Wisconsin’s congressional map violates the state constitution by discriminating against Democrats, a group of voters alleged in a new lawsuit Tuesday.
The voters said the battleground state’s map was the result of partisan gerrymandering that unfairly benefits Republicans and deprives Democrats of equal protection under the law and discriminates against voters based on their political views.
“Wisconsin’s congressional map is antithetical to virtually every principle necessary to sustain a representative democracy,” the voters alleged. “It impermissibly disadvantages voters based on their political views and partisan affiliation, systematically disfavoring Democrats because they are Democrats.”
The voters are seeking a court order to redraw the map and to bar the state’s elections commission from conducting future elections under the current map.
The Wisconsin Supreme Court adopted the current map in 2022 when the court was controlled by conservative judges.
In adopting the map, the court adhered closely to a previous map passed by state Republicans a decade earlier.
After the map was adopted, congressional seats held by Democratic members fell below the state’s relative Democratic vote share, plaintiffs alleged.
Republicans currently represent six out of the state’s eight congressional seats.
“By packing the substantial share of Wisconsin’s Democrats into just two congressional districts, while cracking other Democratic communities into uncompetitive Republican districts, the map condemns the party that regularly splits or wins the statewide vote to permanent minority status in the state’s congressional delegation,” plaintiffs write.
Petitioners said a new, more balanced map that reflects population shifts over the prior decade should be adopted in time for the 2026 congressional elections.
Tuesday’s lawsuit is the latest in a series of suits seeking to redraw the map.
Last month, the Wisconsin Supreme Court, in unsigned orders, declined to hear similar lawsuits against the map.
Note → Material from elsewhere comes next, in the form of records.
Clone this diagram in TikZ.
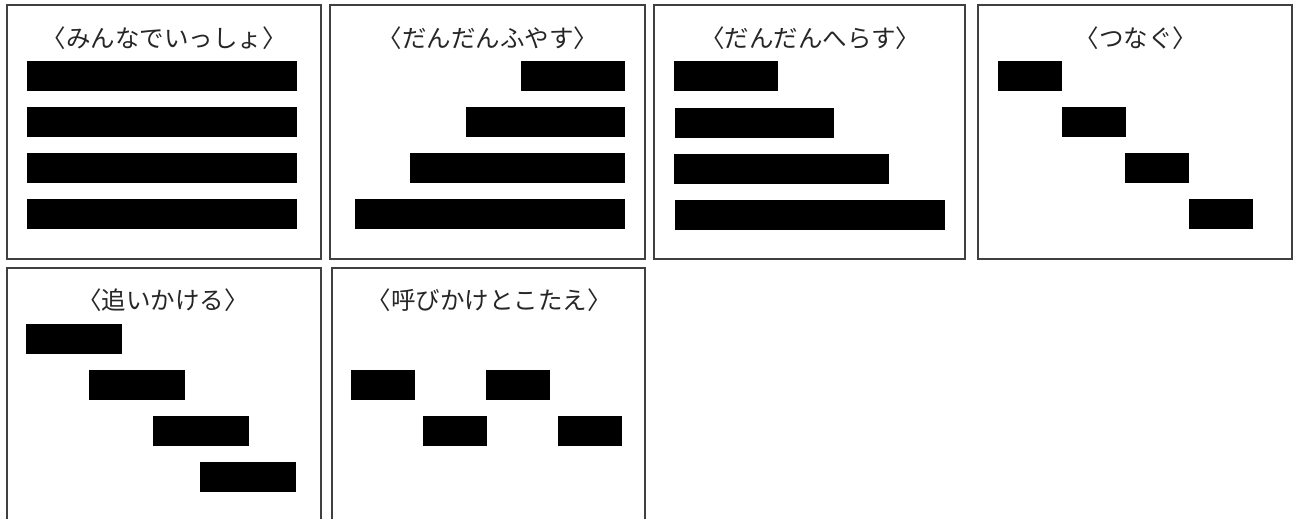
\documentclass[tikz,border=0pt]{standalone}
\usepackage{fontspec}
\newfontfamily\cjk{Noto Sans CJK JP}
\begin{document}
\begin{tikzpicture}[x=1pt,y=-1pt,
  panel/.style={draw=black!75,line width=1.3pt},
  bar/.style={fill=black},
  ttl/.style={font=\cjk\fontsize{24.5}{28}\selectfont,text=black!85,inner sep=0pt,anchor=center}]
\useasboundingbox[fill=white] (0,0) rectangle (1295,519);
% top row panels
\draw[panel] (7,5) rectangle (321,259);
\draw[panel] (330,5) rectangle (645,259);
\draw[panel] (654,5) rectangle (965,259);
\draw[panel] (978,5) rectangle (1292,259);
% bottom row panels (open at bottom)
\draw[panel] (7,519) -- (7,268) -- (321,268) -- (321,519);
\draw[panel] (332,519) -- (332,268) -- (645,268) -- (645,519);
% titles
\node[ttl] (t1) at (164,38) {〈みんなでいっしょ〉};
\node[ttl] (t2) at (488,38) {〈だんだんふやす〉};
\node[ttl] (t3) at (810,38) {〈だんだんへらす〉};
\node[ttl] (t4) at (1136,38) {〈つなぐ〉};
\node[ttl] (t5) at (163,300) {〈追いかける〉};
\node[ttl] (t6) at (489,300) {〈呼びかけとこたえ〉};
% panel 1
\fill[bar] (27,61) rectangle (297,91);
\fill[bar] (27,107) rectangle (297,137);
\fill[bar] (27,153) rectangle (297,183);
\fill[bar] (27,199) rectangle (297,229);
% panel 2
\fill[bar] (521,61) rectangle (625,91);
\fill[bar] (466,107) rectangle (625,137);
\fill[bar] (410,153) rectangle (625,183);
\fill[bar] (355,199) rectangle (625,229);
% panel 3
\fill[bar] (674,61) rectangle (778,91);
\fill[bar] (675,108) rectangle (834,138);
\fill[bar] (674,154) rectangle (889,184);
\fill[bar] (675,200) rectangle (945,230);
% panel 4
\fill[bar] (998,61) rectangle (1062,91);
\fill[bar] (1062,107) rectangle (1126,137);
\fill[bar] (1125,153) rectangle (1189,183);
\fill[bar] (1189,199) rectangle (1253,229);
% panel 5
\fill[bar] (26,324) rectangle (122,354);
\fill[bar] (89,370) rectangle (185,400);
\fill[bar] (153,416) rectangle (249,446);
\fill[bar] (200,462) rectangle (296,492);
% panel 6
\fill[bar] (351,370) rectangle (415,400);
\fill[bar] (486,370) rectangle (550,400);
\fill[bar] (423,416) rectangle (487,446);
\fill[bar] (558,416) rectangle (622,446);
\end{tikzpicture}
\end{document}
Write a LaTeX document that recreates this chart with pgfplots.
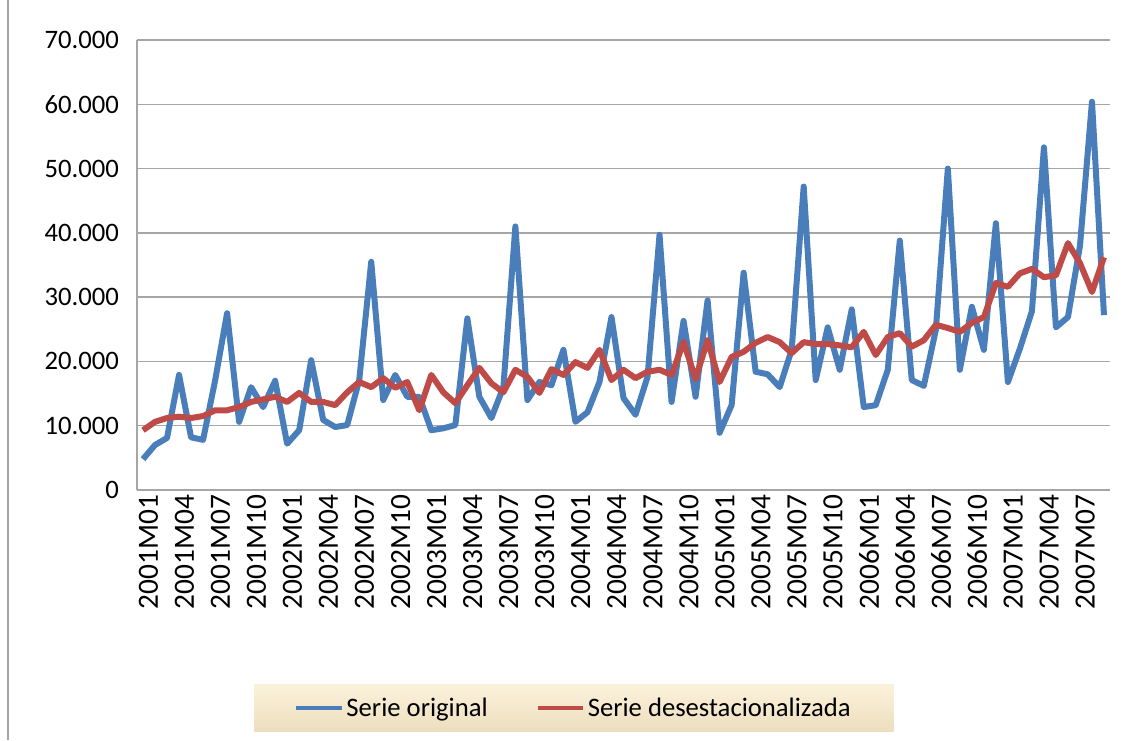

Those previous lawsuits had directly asked the state Supreme Court to hear the lawsuits.
Tuesday’s lawsuit, and a separate lawsuit filed earlier this month, were introduced in a state trial court, so they could eventually make their way to the state Supreme Court again.
Any change to Wisconsin’s map benefiting Democrats could make it harder for the GOP to hold onto its slim majority in the U.S. House next year.
The plaintiffs are represented by the Elias Law Group (ELG). ELG Firm Chair Marc Elias is the founder of Democracy Docket.